Ces centres auront la charge d’effectuer un tri des migrants, entre ceux éligibles au droit d’asile et ceux qui ne le sont pas, qui se verront expulsé.

La réécriture du règlement de Dublin

L’accord mentionne également dans des contours flous la refonte du règlement de Dublin. L’objectif recherché par l’Italie est de faire en sorte que chaque migrant arrivant sur son sol arriverait en Europe.

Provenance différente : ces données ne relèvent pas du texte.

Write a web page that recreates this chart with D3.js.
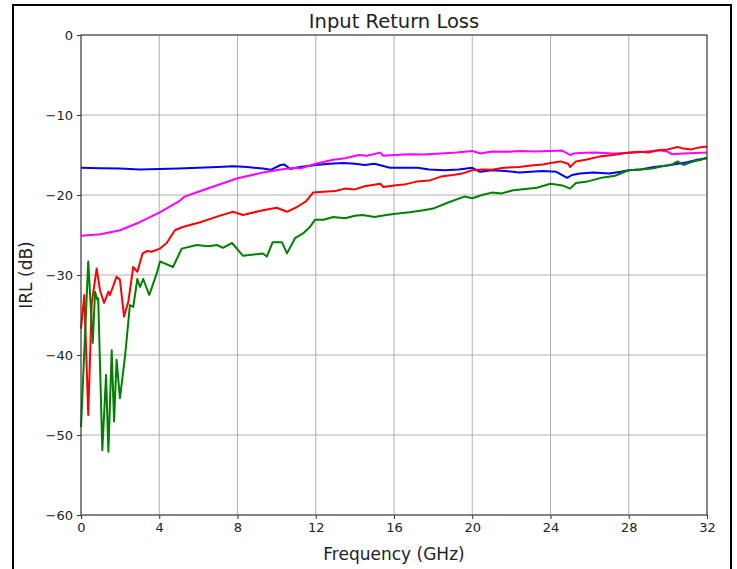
<!DOCTYPE html>
<html>
<head>
<meta charset="utf-8">
<script src="https://cdn.jsdelivr.net/npm/d3@7"></script>
<style>
  body { margin: 0; background: #fff; }
  svg { display: block; font-family: "DejaVu Sans", sans-serif; }
</style>
</head>
<body>
<svg width="737" height="569"></svg>
<script>
const svg = d3.select("svg");

// [GHz, dB]
const blueData = [[0,-16.6],[1,-16.65],[2,-16.7],[3,-16.8],[4,-16.75],[5,-16.7],[6,-16.6],[7,-16.5],[7.8,-16.4],[8.5,-16.5],[9.3,-16.7],[9.7,-16.85],[10.2,-16.25],[10.4,-16.2],[10.7,-16.75],[11.2,-16.5],[12,-16.25],[12.7,-16.1],[13.4,-16.0],[14.0,-16.1],[14.5,-16.25],[15.0,-16.1],[15.8,-16.6],[16.5,-16.6],[17.2,-16.6],[17.8,-16.8],[18.6,-16.9],[19.3,-16.8],[20.0,-16.6],[20.4,-17.1],[21.0,-16.9],[21.7,-17.0],[22.4,-17.2],[23.0,-17.1],[23.6,-17.0],[24.3,-17.1],[24.85,-17.85],[25.1,-17.5],[25.5,-17.3],[26.2,-17.2],[27.0,-17.3],[27.6,-17.1],[28.0,-16.9],[28.6,-16.8],[29.3,-16.5],[30.0,-16.3],[30.5,-16.1],[31.0,-15.9],[31.5,-15.6],[32,-15.4]];

const magentaData = [[0,-25.1],[0.5,-25],[1,-24.9],[2,-24.4],[3,-23.4],[4,-22.2],[5,-20.8],[5.3,-20.2],[6,-19.6],[7,-18.75],[8,-17.9],[9.3,-17.2],[10.2,-16.8],[11,-16.6],[11.2,-16.7],[12,-16.1],[12.9,-15.6],[13.5,-15.4],[14.2,-15.0],[14.6,-15.1],[15.3,-14.7],[15.45,-15.1],[16.0,-15.0],[16.8,-14.9],[17.5,-14.95],[18.4,-14.8],[19.2,-14.7],[20.0,-14.5],[20.4,-14.8],[21.0,-14.55],[21.8,-14.6],[22.5,-14.5],[23.2,-14.55],[24.0,-14.5],[24.6,-14.45],[25.0,-15.0],[25.2,-14.8],[25.5,-14.75],[26.3,-14.7],[27.2,-14.8],[28.0,-14.75],[28.8,-14.6],[29.6,-14.4],[30.0,-14.6],[30.2,-14.9],[30.8,-14.8],[31.4,-14.75],[32,-14.7]];

const redData = [[0,-36.7],[0.17,-32.5],[0.37,-47.5],[0.55,-33.5],[0.8,-29.2],[0.97,-31.9],[1.18,-33.5],[1.4,-32.1],[1.48,-32.5],[1.82,-30.2],[1.99,-30.6],[2.2,-35.2],[2.42,-33.3],[2.67,-29],[2.88,-29.6],[3.15,-27.3],[3.39,-27],[3.61,-27.1],[4.04,-26.7],[4.38,-26],[4.8,-24.4],[5.2,-24],[5.57,-23.75],[6.1,-23.4],[6.95,-22.7],[7.77,-22.1],[8.28,-22.5],[9.3,-21.9],[10.0,-21.6],[10.53,-22.1],[11.04,-21.5],[11.5,-20.8],[11.86,-19.7],[12.4,-19.6],[13.0,-19.5],[13.5,-19.2],[14.0,-19.3],[14.5,-18.9],[15.3,-18.6],[15.45,-19.0],[16.0,-18.8],[16.5,-18.7],[17.2,-18.3],[17.8,-18.2],[18.4,-17.7],[19.0,-17.5],[19.5,-17.3],[20.0,-16.9],[20.5,-16.8],[21.0,-16.85],[21.6,-16.6],[22.4,-16.5],[23.0,-16.3],[23.6,-16.2],[24.0,-16.0],[24.5,-15.8],[24.9,-16.1],[25.0,-16.5],[25.3,-15.8],[25.8,-15.6],[26.5,-15.2],[27.2,-15.0],[28.0,-14.7],[28.6,-14.6],[29.0,-14.7],[29.5,-14.4],[30.0,-14.3],[30.5,-14.0],[30.8,-14.2],[31.2,-14.3],[31.6,-14.05],[32,-13.95]];

const greenData = [[0,-49],[0.37,-28.3],[0.6,-38.5],[0.72,-32.1],[0.83,-33.1],[0.88,-32.9],[1.09,-51.9],[1.28,-42.5],[1.4,-52.1],[1.57,-39.4],[1.69,-48.3],[1.82,-40.6],[1.99,-45.4],[2.25,-40.2],[2.5,-33.75],[2.67,-34],[2.88,-30.5],[3.02,-31.5],[3.18,-30.5],[3.49,-32.5],[3.87,-29.8],[4.04,-28.3],[4.7,-29],[5.15,-26.7],[5.93,-26.25],[6.5,-26.4],[6.95,-26.25],[7.26,-26.6],[7.72,-26],[8.28,-27.6],[9.3,-27.3],[9.5,-27.7],[9.8,-25.9],[10.27,-25.9],[10.53,-27.3],[10.94,-25.4],[11.35,-24.8],[11.7,-24.0],[11.96,-23.1],[12.4,-23.1],[12.9,-22.75],[13.5,-22.9],[14.0,-22.6],[14.4,-22.5],[15.0,-22.75],[15.6,-22.5],[16.2,-22.3],[16.8,-22.15],[17.5,-21.9],[18.0,-21.7],[18.8,-20.9],[19.6,-20.2],[20.0,-20.4],[20.5,-20.0],[21.0,-19.7],[21.5,-19.8],[22.1,-19.4],[22.7,-19.25],[23.3,-19.1],[24.0,-18.6],[24.6,-18.8],[25.0,-19.2],[25.3,-18.5],[25.9,-18.3],[26.7,-17.8],[27.3,-17.6],[28.0,-16.9],[28.6,-16.8],[29.2,-16.7],[29.7,-16.4],[30.2,-16.2],[30.5,-15.8],[30.8,-16.25],[31.3,-15.8],[31.7,-15.6],[32,-15.3]];

const xTicks = [0, 4, 8, 12, 16, 20, 24, 28, 32];
const yTicks = [0, -10, -20, -30, -40, -50, -60];

const series = [
  { data: blueData, color: "#0000ff" },
  { data: magentaData, color: "#ff00ff" },
  { data: redData, color: "#ff0000" },
  { data: greenData, color: "#008000" }
];

const margin = { left: 81, right: 30, top: 35, bottom: 54 };
const width = 737, height = 569;

const x = d3.scaleLinear().domain([0, 32]).range([margin.left, width - margin.right]);
const y = d3.scaleLinear().domain([-60, 0]).range([height - margin.bottom, margin.top]);

// outer frame
svg.append("rect")
  .attr("x", 13).attr("y", 5)
  .attr("width", 718).attr("height", 570)
  .attr("fill", "none")
  .attr("stroke", "#000")
  .attr("stroke-width", 2);

// grid
svg.append("g")
  .selectAll("line")
  .data(xTicks)
  .join("line")
  .attr("x1", d => x(d)).attr("x2", d => x(d))
  .attr("y1", y(-60)).attr("y2", y(0))
  .attr("stroke", "#b0b0b0").attr("stroke-width", 1);

svg.append("g")
  .selectAll("line")
  .data(yTicks)
  .join("line")
  .attr("x1", x(0)).attr("x2", x(32))
  .attr("y1", d => y(d)).attr("y2", d => y(d))
  .attr("stroke", "#b0b0b0").attr("stroke-width", 1);

// lines
const line = d3.line().x(d => x(d[0])).y(d => y(d[1]));

svg.append("g")
  .selectAll("path")
  .data(series)
  .join("path")
  .attr("d", d => line(d.data))
  .attr("fill", "none")
  .attr("stroke", d => d.color)
  .attr("stroke-width", 2)
  .attr("stroke-linejoin", "round");

// frame of axes
svg.append("rect")
  .attr("x", x(0)).attr("y", y(0))
  .attr("width", x(32) - x(0)).attr("height", y(-60) - y(0))
  .attr("fill", "none")
  .attr("stroke", "#333")
  .attr("stroke-width", 1);

// axes
const xAxis = svg.append("g")
  .attr("transform", `translate(0,${y(-60)})`)
  .call(d3.axisBottom(x).tickValues(xTicks).tickSize(4).tickPadding(4).tickFormat(d3.format("d")));

const yAxis = svg.append("g")
  .attr("transform", `translate(${x(0)},0)`)
  .call(d3.axisLeft(y).tickValues(yTicks).tickSize(4).tickPadding(4).tickFormat(d3.format("d")));

[xAxis, yAxis].forEach(g => {
  g.select(".domain").remove();
  g.selectAll("line").attr("stroke", "#333");
  g.selectAll("text").attr("font-size", 13).attr("fill", "#222")
    .attr("font-family", "DejaVu Sans, sans-serif");
});

// titles
svg.append("text")
  .attr("x", (x(0) + x(32)) / 2).attr("y", 28)
  .attr("text-anchor", "middle")
  .attr("font-size", 19.5)
  .attr("fill", "#222")
  .text("Input Return Loss");

svg.append("text")
  .attr("x", (x(0) + x(32)) / 2).attr("y", 560)
  .attr("text-anchor", "middle")
  .attr("font-size", 17)
  .attr("fill", "#222")
  .text("Frequency (GHz)");

svg.append("text")
  .attr("transform", `translate(32,${(y(0) + y(-60)) / 2}) rotate(-90)`)
  .attr("text-anchor", "middle")
  .attr("font-size", 17)
  .attr("fill", "#222")
  .text("IRL (dB)");
</script>
</body>
</html>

La gestion des demandes d’asile seraient partagées entre les pays membres, mais une fois de plus, les pays du groupe Visegrad ne veulent pas en entendre parler, réticents à tout accueil de migrants sur leur territoire.

Plus de moyens aux garde-côtes européens

Un renforcement des pouvoirs de l’agence Frontex est envisagé.  Davantage de moyens militaires lui seraient octroyés et d’autres accords, notamment de réadmissions seraient signés avec les pays alentours, impliquant d’avantage l’Union Européenne dans des trafics d’êtres humains tel qu’ils sont commis actuellement par les garde-côte Libyens.

Une politique migratoire sous influence de l’extrême droite

Sous l’emprise des discours de l’extrême droite européenne, l’Union Européenne révèle une nouvelle fois son rôle néfaste quand il s’agit de faire vivre la solidarité entre les peuples.

Le rôle flou entretenu par Macron, qui d’un côté condamne la décision italienne du refus de laisser accoster l’Aquarius, mais n’hésite pas à mener une politique répressive dont les destructions régulières de camps de migrants sur le territoire français est finalement tout à fait à l’image de cet accord.

A l’aube d’une réelle crise migratoire qui pourrait cette fois être liée aux conséquences du dérèglement climatique, il incombe à l’Union Européenne de répondre au défi qui nous attend, celui d’un accueil digne et humain de ces milliers de personnes fuyant la guerre et la misère.